In a September 2008 report from NCCP, Present, Engaged, and Accounted For, researchers Hedy Chang and Mariajosé Romero conclude that low income children with the highest rates of absenteeism in kindergarten ranked at the bottom of the their class academically in future years. Further, the report finds a link between chronic absence in students’ early years and a number of negative outcomes later in life – including truancy, delinquency, substance abuse and dropping out of high school. School absenteeism has a far-reaching impact on a child’s academic progress and future.
Images Courtesy of Nccp.org
So what are the contributing factors to chronic absenteeism? Asthma is one of the leading causes of school absence in the United States. Also impacting attendance are important socio-economic factors, such as low income, troubled and unstable family life, behavioral problems and cultural adaptation issues. A strong partnership between the community, families, teachers and counselors can make the difference in the lives of children by providing strategies to address the problem of chronic absenteeism.

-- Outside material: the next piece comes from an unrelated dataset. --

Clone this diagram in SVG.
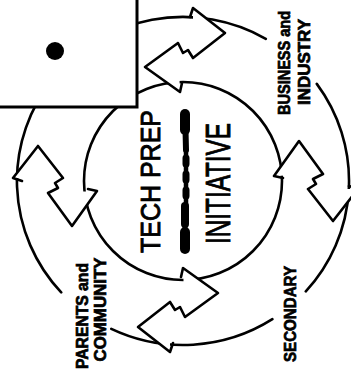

“Chronic early absenteeism represents a pernicious and hidden problem. Young children who miss a lot of school are headed down a road of great disadvantage, especially if they fall behind their peers on the critical task of learning how to read” says Jane Quinn, Assistant Executive Director for Community Schools at The Children’s Aid Society. “Fortunately, by shining a light on this problem, schools can join forces with community partners who can help them address the root causes of chronic absenteeism in the early grades—most likely health or family problems.”
Chang and Romero urge that school districts look at the attendance patterns of individual students to assess the extent to which chronic absence is a problem in schools. The Center for New York City Affairs at The New School conducted such an analysis of NYC’s attendance data in 2007-2008 (Strengthening Schools by Strengthening Families) and found that one in five students in grades K to 5 were chronically absent. In New York’s poorest neighborhoods, the rate was as high as one in every three students. The New School report concludes that community schools – schools that organize and integrate community resources into the core instructional program – are well-positioned to not only identify students who are at risk of being chronically absent but also respond to their multi-faceted needs.
“Community schools” are lauded nationwide as a method for integrating social services, health care and other supports into the public education system. They rely on formidable partnerships between public school principals and the leadership of community-based nonprofits, such as the Children’s Aid Society in New York.